The Early Republic and Indian Country: 1812-1833
FAIN: ES-50410-11
Newberry Library (Chicago, IL 60610-3305)
Scott Manning Stevens (Project Director: March 2011 to September 2013)
Frank Valadez (Co Project Director: September 2011 to September 2013)
A four-week institute for twenty-five school teachers on the interactions between Native Americans and European Americans in the early nineteenth century.
The Early Republic and Indian Country is a four-week, professional development summer institute for teachers, which will be hosted by the Newberry Library. This institute will bridge the divide between Native American history and traditional narratives of U.S. history by exploring the borderland history of the trans-Appalachian west.
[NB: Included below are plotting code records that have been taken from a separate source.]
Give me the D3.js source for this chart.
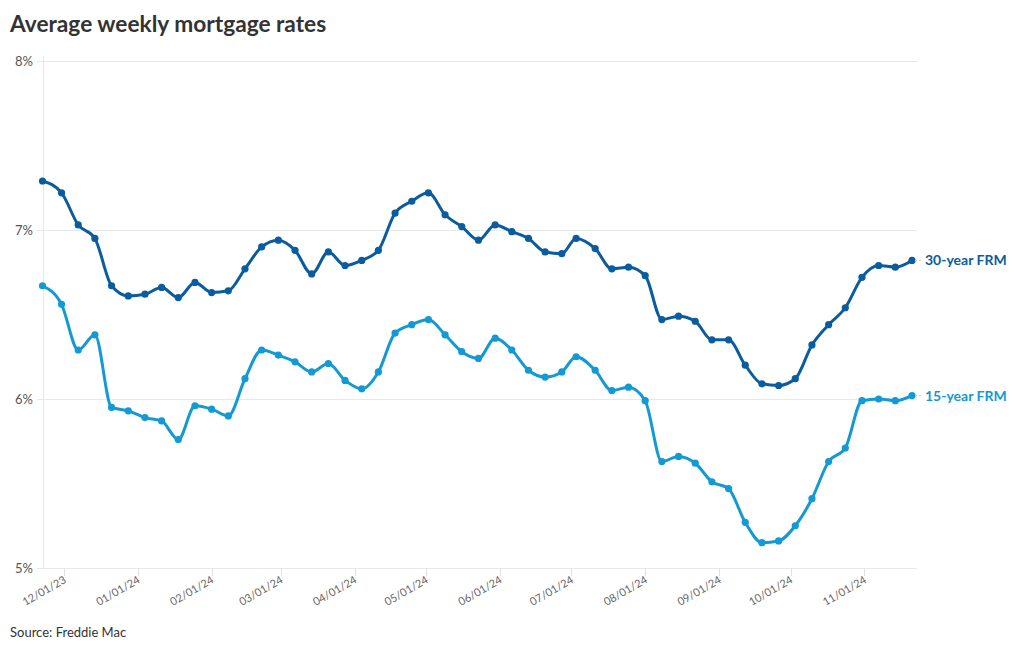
<!DOCTYPE html>
<html><head><meta charset="utf-8">
<script src="https://cdn.jsdelivr.net/npm/d3@7"></script>
<style>
body{margin:0;background:#fff;font-family:Lato,"Noto Sans",sans-serif;}
</style></head><body>
<svg id="c" width="1020" height="650"></svg>
<script>
const dates = ["2023-11-22","2023-11-30","2023-12-07","2023-12-14","2023-12-21","2023-12-28",
"2024-01-04","2024-01-11","2024-01-18","2024-01-25","2024-02-01","2024-02-08","2024-02-15","2024-02-22","2024-02-29",
"2024-03-07","2024-03-14","2024-03-21","2024-03-28","2024-04-04","2024-04-11","2024-04-18","2024-04-25",
"2024-05-02","2024-05-09","2024-05-16","2024-05-23","2024-05-30","2024-06-06","2024-06-13","2024-06-20","2024-06-27",
"2024-07-03","2024-07-11","2024-07-18","2024-07-25","2024-08-01","2024-08-08","2024-08-15","2024-08-22","2024-08-29",
"2024-09-05","2024-09-12","2024-09-19","2024-09-26","2024-10-03","2024-10-10","2024-10-17","2024-10-24","2024-10-31",
"2024-11-07","2024-11-14","2024-11-21"];
const frm30 = [7.29,7.22,7.03,6.95,6.67,6.61,6.62,6.66,6.60,6.69,6.63,6.64,6.77,6.90,6.94,
6.88,6.74,6.87,6.79,6.82,6.88,7.10,7.17,7.22,7.09,7.02,6.94,7.03,6.99,6.95,6.87,6.86,
6.95,6.89,6.77,6.78,6.73,6.47,6.49,6.46,6.35,6.35,6.20,6.09,6.08,6.12,6.32,6.44,6.54,6.72,
6.79,6.78,6.82];
const frm15 = [6.67,6.56,6.29,6.38,5.95,5.93,5.89,5.87,5.76,5.96,5.94,5.90,6.12,6.29,6.26,
6.22,6.16,6.21,6.11,6.06,6.16,6.39,6.44,6.47,6.38,6.28,6.24,6.36,6.29,6.17,6.13,6.16,
6.25,6.17,6.05,6.07,5.99,5.63,5.66,5.62,5.51,5.47,5.27,5.15,5.16,5.25,5.41,5.63,5.71,5.99,
6.00,5.99,6.02];
const yTicks = [5,6,7,8];
const xTickDates = ["2023-12-01","2024-01-01","2024-02-01","2024-03-01","2024-04-01","2024-05-01",
"2024-06-01","2024-07-01","2024-08-01","2024-09-01","2024-10-01","2024-11-01"];
const seriesNames = ["30-year FRM","15-year FRM"];
const seriesColors = ["#0b5c9e","#1399d3"];

const parse = d3.utcParse("%Y-%m-%d");
const D = dates.map(parse);
const svg = d3.select("#c");

const x = d3.scaleUtc().domain([D[0], D[D.length-1]]).range([42.5, 912]);
const y = d3.scaleLinear().domain([5,8]).range([568, 61]);

svg.append("text").attr("x",10).attr("y",32).text("Average weekly mortgage rates")
  .attr("font-size",22.7).attr("font-weight",700).attr("fill","#333");

// gridlines
const grid = svg.append("g");
grid.selectAll("line").data(yTicks).join("line")
  .attr("x1",37).attr("x2",917).attr("y1",d=>Math.round(y(d))+0.5).attr("y2",d=>Math.round(y(d))+0.5)
  .attr("stroke","#e8e8e8").attr("stroke-width",1);
svg.append("line").attr("x1",43.5).attr("x2",43.5).attr("y1",56).attr("y2",568)
  .attr("stroke","#e8e8e8");
svg.append("g").selectAll("text").data(yTicks).join("text")
  .attr("x",33).attr("y",d=>y(d)+4.5).attr("text-anchor","end")
  .attr("font-size",13).attr("fill","#555").text(d=>d+"%");

// x ticks
const xt = xTickDates.map(parse);
const xg = svg.append("g");
xg.selectAll("line").data(xt).join("line")
  .attr("x1",d=>Math.round(x(d))+0.5).attr("x2",d=>Math.round(x(d))+0.5).attr("y1",568).attr("y2",576)
  .attr("stroke","#e0e0e0");
const fmt = d3.utcFormat("%m/%d/%y");
xg.selectAll("text").data(xt).join("text")
  .attr("transform",d=>`translate(${x(d)+3},${582}) rotate(-30)`)
  .attr("text-anchor","end").attr("font-size",11).attr("fill","#666").text(d=>fmt(d));

// lines
const line = d3.line().x((d,i)=>x(D[i])).y(d=>y(d)).curve(d3.curveMonotoneX);
[frm30, frm15].forEach((vals,k)=>{
  const g = svg.append("g");
  g.append("path").attr("d",line(vals)).attr("fill","none").attr("stroke",seriesColors[k])
    .attr("stroke-width",3).attr("stroke-linejoin","round");
  g.selectAll("circle").data(vals).join("circle")
    .attr("cx",(d,i)=>x(D[i])).attr("cy",d=>y(d)).attr("r",3.6).attr("fill",seriesColors[k]);
  const last = vals[vals.length-1];
  const lx = x(D[D.length-1]);
  g.append("line").attr("x1",lx+3).attr("x2",lx+9).attr("y1",y(last)).attr("y2",y(last))
    .attr("stroke","#ccc").attr("stroke-dasharray","2,2");
  g.append("text").attr("x",lx+13).attr("y",y(last)+5).attr("font-size",14).attr("font-weight",700)
    .attr("fill",seriesColors[k]).text(seriesNames[k]);
});

svg.append("text").attr("x",10).attr("y",637).text("Source: Freddie Mac")
  .attr("font-size",13).attr("fill","#333");
</script></body></html>
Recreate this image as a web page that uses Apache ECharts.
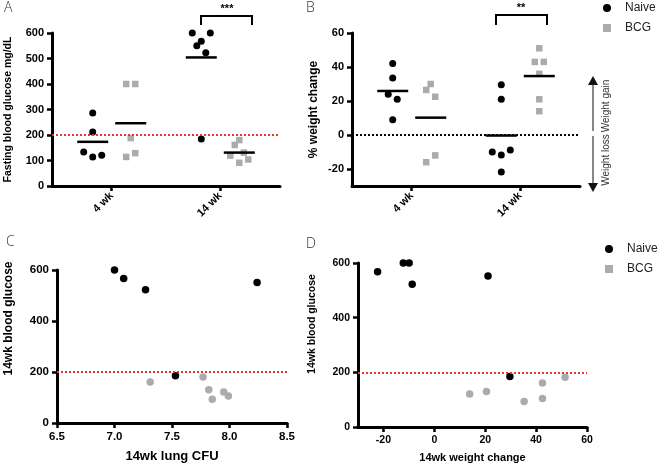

Twenty-five teachers from across the country will meet in Chicago to read about, research, and discuss the ways that Native Americans and Euro-Americans interacted between 1795, after the signing of the Treaty of Greenville, and 1833, at the signing of the Treaty of Chicago. Participants will read the latest scholarship in the field and have the opportunity to visit libraries, archives, and museums in the Chicago area with rich collections related to the topic. Dr. Scott Manning Stevens (Newberry Library) and Frank Valadez (Chicago Metro History Education Center) will serve as co-directors. Professor Ann Durkin Keating will serve as Lead Scholars.